((

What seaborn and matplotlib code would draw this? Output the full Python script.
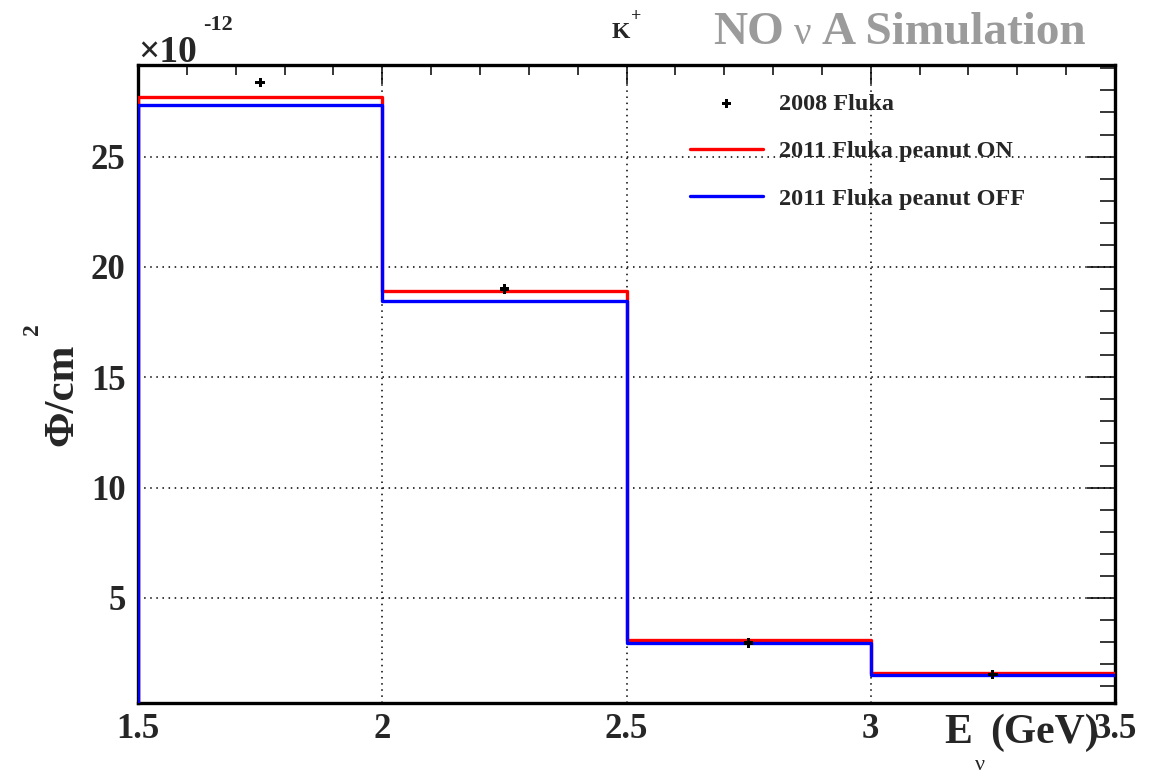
import numpy as np
import pandas as pd
import matplotlib
matplotlib.use("Agg")
import matplotlib.pyplot as plt
from matplotlib.ticker import MultipleLocator, FixedLocator
import seaborn as sns

# Energy bins (GeV) and flux per bin, in units of 1e-12 / cm^2
bin_edges = [1.5, 2.0, 2.5, 3.0, 3.5]
bin_centers = [1.75, 2.25, 2.75, 3.25]
flux_2008 = [28.35, 19.0, 2.96, 1.53]
flux_2011_on = [27.72, 18.89, 3.11, 1.60]
flux_2011_off = [27.33, 18.46, 2.95, 1.50]

x_ticks = [1.5, 2, 2.5, 3, 3.5]
x_tick_labels = ["1.5", "2", "2.5", "3", "3.5"]
y_ticks = [5, 10, 15, 20, 25]

df = pd.DataFrame({
    "E": bin_centers,
    "fluka2008": flux_2008,
    "on": flux_2011_on,
    "off": flux_2011_off,
})

sns.set_theme(style="white")
serif = ["Liberation Serif", "DejaVu Serif"]
plt.rcParams["font.family"] = serif
plt.rcParams["font.weight"] = "bold"

W, H = 1168, 774
fig = plt.figure(figsize=(W / 100, H / 100), dpi=100)
ax = fig.add_axes([138 / W, 1 - 703 / H, (1115 - 138) / W, (703 - 65) / H])

lw = 2.4


def step_hist(col, color, label):
    sns.histplot(data=df, x="E", weights=col, bins=bin_edges, element="step",
                 fill=False, color=color, linewidth=lw, ax=ax, label=label)
    line = ax.lines[-1]
    xs, ys = line.get_data()
    # close the first bin down to zero, like a ROOT histogram outline
    line.set_data(np.r_[xs[0], xs], np.r_[0.0, ys])
    line.set_zorder(3)


step_hist("on", "#ff0000", "2011 Fluka peanut ON")
step_hist("off", "#0000ff", "2011 Fluka peanut OFF")
sns.scatterplot(data=df, x="E", y="fluka2008", marker="P", s=45,
                color="black", edgecolor="none", ax=ax, label="2008 Fluka",
                zorder=5)

ax.set_xlim(1.5, 3.5)
ax.set_ylim(0.24, 29.15)
ax.set_xlabel("")
ax.set_ylabel("")

ax.xaxis.set_major_locator(FixedLocator(x_ticks))
ax.set_xticklabels(x_tick_labels)
ax.xaxis.set_minor_locator(MultipleLocator(0.1))
ax.yaxis.set_major_locator(FixedLocator(y_ticks))
ax.yaxis.set_minor_locator(MultipleLocator(1))

ax.grid(True, which="major", color="black", linestyle=(0, (1, 3)),
        linewidth=1.1)
for s in ax.spines.values():
    s.set_visible(True)
    s.set_color("black")
    s.set_linewidth(2.4)

ax.tick_params(axis="both", which="both", direction="in", top=True,
               right=True, color="black", width=1.1)
ax.tick_params(axis="y", which="major", length=20, labelsize=25, pad=9)
ax.tick_params(axis="y", which="minor", length=11)
ax.tick_params(axis="x", which="major", length=14, labelsize=25, pad=7)
ax.tick_params(axis="x", which="minor", length=7)
for lab in ax.get_xticklabels() + ax.get_yticklabels():
    lab.set_fontweight("bold")
    lab.set_family(serif)

# legend without frame, top right inside the plot
handles, labels = ax.get_legend_handles_labels()
order = ["2008 Fluka", "2011 Fluka peanut ON", "2011 Fluka peanut OFF"]
hmap = dict(zip(labels, handles))
leg = ax.legend([hmap[k] for k in order], order, frameon=False,
                loc="upper left", bbox_to_anchor=(668 / W, 1 - 71 / H),
                bbox_transform=fig.transFigure,
                prop={"family": serif, "weight": "bold", "size": 17.5},
                handlelength=3.0, handletextpad=0.68, labelspacing=1.05)

# scale factor above the y axis
fig.text(138 / W, 1 - 62 / H, "×10", fontsize=27, fontweight="bold",
         ha="left", va="baseline")
fig.text(203 / W, 1 - 30 / H, "-12", fontsize=16, fontweight="bold",
         ha="left", va="baseline")

# header texts
fig.text(612 / W, 1 - 38 / H, "K", fontsize=17, fontweight="bold",
         ha="left", va="baseline")
fig.text(631 / W, 1 - 21 / H, "+", fontsize=13, fontweight="bold",
         ha="left", va="baseline")
grey = "#9b9b9b"
fig.text(713 / W, 1 - 44 / H, "NO", fontsize=34, fontweight="bold",
         color=grey, ha="left", va="baseline")
fig.text(794 / W, 1 - 44 / H, "ν", fontsize=28, fontweight="normal",
         color=grey, ha="left", va="baseline")
fig.text(822 / W, 1 - 44 / H, "A Simulation", fontsize=34,
         fontweight="bold", color=grey, ha="left", va="baseline")

# axis titles
fig.text(944 / W, 1 - 743 / H, "E", fontsize=30, fontweight="bold",
         ha="left", va="baseline")
fig.text(975 / W, 1 - 770 / H, "ν", fontsize=16, fontweight="normal",
         ha="left", va="baseline")
fig.text(990 / W, 1 - 743 / H, "(GeV)", fontsize=30, fontweight="bold",
         ha="left", va="baseline")

fig.text(81 / W, 1 - 395 / H, "Φ/cm", fontsize=31, fontweight="bold",
         rotation=90, ha="right", va="center")
fig.text(43 / W, 1 - 329 / H, "2", fontsize=17, fontweight="bold",
         rotation=90, ha="right", va="center")

fig.savefig("out.png", dpi=100)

))

Instructions for the task: Starting at the top of the listing above, reproduce each line up to and including the one with "flux_2011_off = [27.33, 18.46, 2.95, 1.50]"; omit the pictures.

Answer to this problem:
What seaborn and matplotlib code would draw this? Output the full Python script.
import numpy as np
import pandas as pd
import matplotlib
matplotlib.use("Agg")
import matplotlib.pyplot as plt
from matplotlib.ticker import MultipleLocator, FixedLocator
import seaborn as sns

# Energy bins (GeV) and flux per bin, in units of 1e-12 / cm^2
bin_edges = [1.5, 2.0, 2.5, 3.0, 3.5]
bin_centers = [1.75, 2.25, 2.75, 3.25]
flux_2008 = [28.35, 19.0, 2.96, 1.53]
flux_2011_on = [27.72, 18.89, 3.11, 1.60]
flux_2011_off = [27.33, 18.46, 2.95, 1.50]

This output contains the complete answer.